WHAT IS REQUIRED:
Skipping all pictures, set down the lines of the listing from the first through the one with "import * as".

━━━━━━━━

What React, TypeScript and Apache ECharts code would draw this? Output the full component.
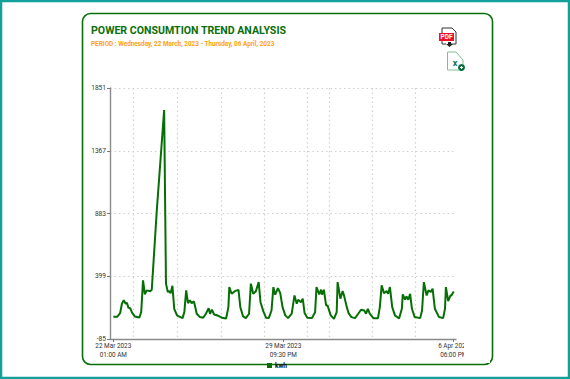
import React, { useEffect, useRef } from "react";
import * as echarts from "echarts";

const TITLE = "POWER CONSUMTION TREND ANALYSIS";
const PERIOD = "PERIOD : Wednesday, 22 March, 2023 - Thursday, 06 April, 2023";
const SERIES_NAME = "kwh";

const yTicks = [-85, 399, 883, 1367, 1851];
const xLabelPositions = [3.6, 188.8, 374.5];
const xLabels = ["22 Mar 2023\n01:00 AM", "29 Mar 2023\n09:30 PM", "6 Apr 2023\n06:00 PM"];
const xGridPositions = [25, 73, 121, 168, 215, 239, 286, 333];

const hours = [
  3.6, 8, 11, 13, 15, 17, 18.5, 20, 22, 24, 27, 32, 34, 36, 38, 40, 44, 45.5, 51, 59, 61, 63, 64.5, 66, 68, 70, 73,
  74.5, 79, 81, 83, 85, 87, 89, 91.5, 94.5, 98, 101.5, 104.5, 107.5, 109, 111, 113.5, 118, 122, 126.5, 129, 130,
  132.5, 136, 140, 142, 145, 148, 151.5, 153.5, 156, 159, 162, 164, 167, 170, 173, 176, 178, 180, 183, 185.5, 188,
  191, 194, 198, 201, 203.5, 205, 208, 210, 212, 215, 220, 223.5, 225, 228, 230, 231, 233, 235.5, 237, 240.5, 244,
  247, 248, 251, 253.5, 255, 258, 260, 263, 267, 270.5, 273.5, 277, 279, 281, 283, 287, 292, 294, 296, 298.5, 301.5,
  303, 305, 307.5, 310.5, 315, 318, 319, 321.5, 323, 325, 327, 329, 332, 338, 340, 342, 345, 347, 349.5, 351.5, 354,
  358.5, 363, 365, 366, 368.5, 371, 372, 374.5,
];
const kwh = [
  87, 87, 114, 187, 215, 187, 195, 156, 153, 118, 89, 81, 122, 367, 259, 290, 284, 295, 908, 1681, 342, 277, 286, 267,
  325, 148, 97, 91, 76, 122, 290, 192, 213, 192, 205, 110, 84, 79, 110, 153, 110, 141, 104, 94, 79, 73, 161, 315, 264,
  284, 294, 161, 89, 76, 110, 342, 264, 284, 354, 199, 130, 79, 76, 135, 315, 257, 308, 269, 161, 97, 76, 110, 251,
  187, 218, 199, 226, 116, 79, 76, 122, 315, 259, 295, 257, 295, 174, 174, 97, 71, 122, 354, 226, 284, 251, 161, 114,
  84, 76, 110, 141, 135, 110, 148, 110, 76, 76, 161, 329, 269, 284, 264, 315, 161, 97, 73, 148, 259, 218, 244, 218,
  264, 148, 84, 76, 135, 354, 251, 290, 277, 303, 148, 84, 76, 148, 315, 207, 251, 251, 282,
];

const GREEN = "#0a6f0a";
const LINE = "#056f05";
const TEAL = "#12a19a";
const FONT = "Roboto";
const GRID_LINE = { color: "#d0d0d0", type: [1.5, 3], width: 1.2 };

export default function App() {
  const ref = useRef<HTMLDivElement>(null);
  useEffect(() => {
    const chart = echarts.init(ref.current!, null, { renderer: "svg" });
    chart.setOption({
      animation: false,
      backgroundColor: "#fff",
      textStyle: { fontFamily: FONT },
      title: {
        text: TITLE,
        subtext: PERIOD,
        left: 91,
        top: 25,
        padding: 0,
        itemGap: 5,
        textStyle: { fontFamily: FONT, fontSize: 10.6, fontWeight: "bold", color: GREEN },
        subtextStyle: { fontFamily: FONT, fontSize: 6.4, fontWeight: "bold", color: "#ffa20f" },
      },
      legend: {
        left: 267,
        top: 362,
        padding: 0,
        itemWidth: 5,
        itemHeight: 5,
        itemGap: 4,
        icon: "rect",
        data: [SERIES_NAME],
        textStyle: { fontFamily: FONT, fontSize: 6.6, fontWeight: "bold", color: "#111", padding: [0, 0, 0, -2] },
      },
      grid: { left: 110, right: 114, top: 88, bottom: 40, containLabel: false },
      xAxis: [
        {
          type: "value",
          min: 0,
          max: 377,
          position: "bottom",
          splitLine: { show: false },
          axisLine: { show: true, onZero: false, lineStyle: { color: "#8a8a8a", width: 1.4 } },
          axisTick: { show: true, length: 3, customValues: xLabelPositions, lineStyle: { color: "#777" } },
          axisLabel: {
            show: true,
            customValues: xLabelPositions,
            fontFamily: FONT,
            fontSize: 6.4,
            lineHeight: 9,
            color: "#333",
            margin: 2,
            formatter: (v: number) => xLabels[xLabelPositions.indexOf(v)],
          },
        },
        {
          type: "value",
          min: 0,
          max: 377,
          position: "bottom",
          axisLine: { show: false },
          axisTick: { show: false, customValues: xGridPositions },
          axisLabel: { show: false },
          splitLine: { show: true, lineStyle: GRID_LINE },
        },
      ],
      yAxis: {
        type: "value",
        min: -85,
        max: 1851,
        axisLine: { show: true, onZero: false, lineStyle: { color: "#8a8a8a", width: 1.4 } },
        axisTick: { show: true, length: 3, customValues: yTicks, lineStyle: { color: "#777" } },
        axisLabel: { customValues: yTicks, fontFamily: FONT, fontSize: 6.6, color: "#333", margin: 4, formatter: (v: number) => String(v) },
        splitLine: { show: true, lineStyle: GRID_LINE },
      },
      series: [
        {
          name: SERIES_NAME,
          type: "line",
          showSymbol: false,
          symbol: "none",
          smooth: false,
          clip: false,
          lineStyle: { color: LINE, width: 2 },
          itemStyle: { color: LINE },
          data: hours.map((h, i) => [h, kwh[i]]),
        },
      ],
      graphic: [
        { type: "rect", z: -10, shape: { x: 1, y: 1, width: 568, height: 377 }, style: { fill: "#fff", stroke: TEAL, lineWidth: 2.5 } },
        { type: "rect", z: -9, shape: { x: 82.5, y: 13.5, width: 410, height: 351, r: 8 }, style: { fill: "#fff", stroke: GREEN, lineWidth: 1.6 } },
        // the reference cuts the last tick label at the right edge of its plot canvas
        { type: "rect", z: 100, shape: { x: 464, y: 342, width: 26, height: 21 }, style: { fill: "#fff" } },
        // PDF icon
        { type: "polyline", z: 5, shape: { points: [[442, 34], [442, 28], [452, 28], [456, 32], [456, 44], [451, 44]] }, style: { fill: "none", stroke: "#333", lineWidth: 1 } },
        { type: "polyline", z: 5, shape: { points: [[442, 40], [442, 44], [446, 44]] }, style: { fill: "none", stroke: "#333", lineWidth: 1 } },
        { type: "rect", z: 6, shape: { x: 439, y: 33, width: 15, height: 8 }, style: { fill: "#f0102a" } },
        { type: "text", z: 7, x: 446.5, y: 37, style: { text: "PDF", fontFamily: FONT, fontSize: 6.5, fontWeight: "bold", fill: "#fff", align: "center", verticalAlign: "middle" } },
        { type: "polygon", z: 6, shape: { points: [[448, 42], [451, 42], [451, 44], [453, 44], [449.5, 47], [446, 44], [448, 44]] }, style: { fill: "#222" } },
        // Excel icon
        { type: "polygon", z: 5, shape: { points: [[447.5, 52], [456, 52], [463, 60], [463, 70], [447.5, 70]] }, style: { fill: "#fff", stroke: "#7fbf97", lineWidth: 1 } },
        { type: "text", z: 6, x: 455, y: 63, style: { text: "x", fontFamily: FONT, fontSize: 9, fontWeight: "bold", fill: "#1d6f42", align: "center", verticalAlign: "middle" } },
        { type: "circle", z: 6, shape: { cx: 461.5, cy: 67.5, r: 3.5 }, style: { fill: "#0a6f3a" } },
        { type: "rect", z: 7, shape: { x: 460, y: 67, width: 3, height: 1 }, style: { fill: "#fff" } },
        { type: "rect", z: 7, shape: { x: 461, y: 66, width: 1, height: 3 }, style: { fill: "#fff" } },
      ],
    });
    return () => chart.dispose();
  }, []);
  return <div ref={ref} style={{ position: "fixed", left: 0, top: 0, width: 570, height: 379 }} />;
}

━━━━━━━━

TASK SOLUTION:
What React, TypeScript and Apache ECharts code would draw this? Output the full component.
import React, { useEffect, useRef } from "react";
import * as echarts from "echarts";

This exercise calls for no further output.